Woolf also shows us this in characters like Evelyn Whitbread, who has had more of a physical response to marriage with her suffering from "some internal ailment" (Woolf 6) and similarly Lady Bradshaw who had "cramped, squeezed, pared, pruned" for her husband
the "great doctor" (Woolf 101). In essence she "had gone under. It was nothing you could put your finger on; there had been no scene, no snap; only the slow sinking, water-logged , of her will into his" (Woolf 100).
Barrett also confirms that Lastly Barrett summarizes that Woolf used many of her characters including Clarissa Dalloway, Septimus Warren Smith and Doris Kilman, to remark about the competing views of homosexuality during the late nineteenth and early twentieth century. As sort of an introduction to the idea, Barrett brings to light first the relationship between Sally and Clarissa which is seen as a romantic friendship which Clarissa has rationalized to herself.
Barrett goes on to reason that the portrayal of Septimus shows the consequences that plagued the males of homosexual persuasion during Woolf's time and that the view that their "crime" was a crime against nature. Thirdly Barrett discuses Doris Kilman and how she embodies many of the negative characteristics ascribed to lesbian feminists by sexologists at the time. Barrett also includes the "ambivalent" Clarissa who reflects the conflict among divergent depictions of lesbian passion.

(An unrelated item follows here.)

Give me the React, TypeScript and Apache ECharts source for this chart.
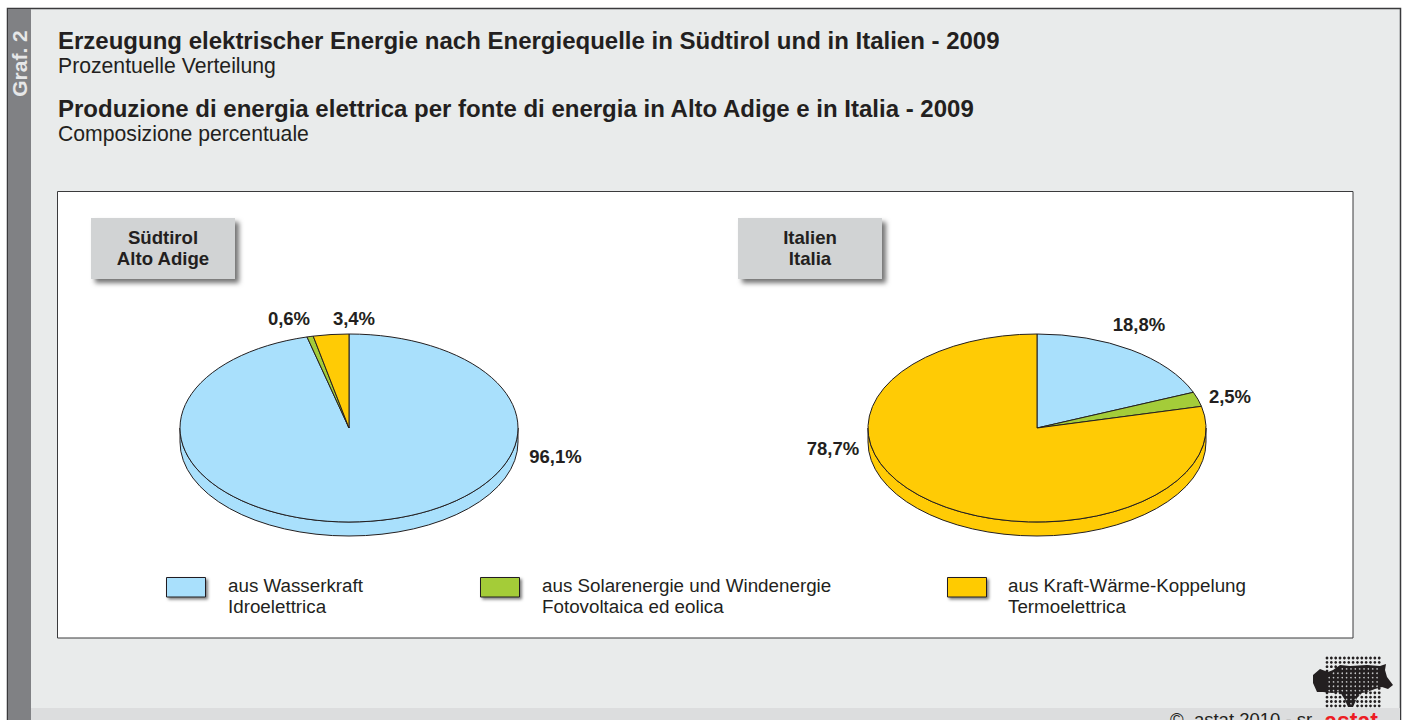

Clarissa has in fact rejected the idea that her same sex love of Sally is a crime against nature, while at the same time projected onto Doris the negative stereotypes. I found the article to be extremely interesting in regards that in introduced me to the history of what the sexologists were informing the public at the time the book was written and Virginia's Woolf's response. It also drew the correlation for me that sometimes the line can be blurred for some people about the differences between feminism and lesbianism.
Personally I support both
but don't correlate the two, growing up in the 80s and 90s and especially in a place so close to San Francisco the gay rights movement is seen more clearly than any more women's liberation movements. I also enjoyed the way Barrett itemized each character or relationship to indicate how Woolf was pushing all sides of the issue at once. Reading the article helped give me a more poignant view of how Woolf must have felt at the time.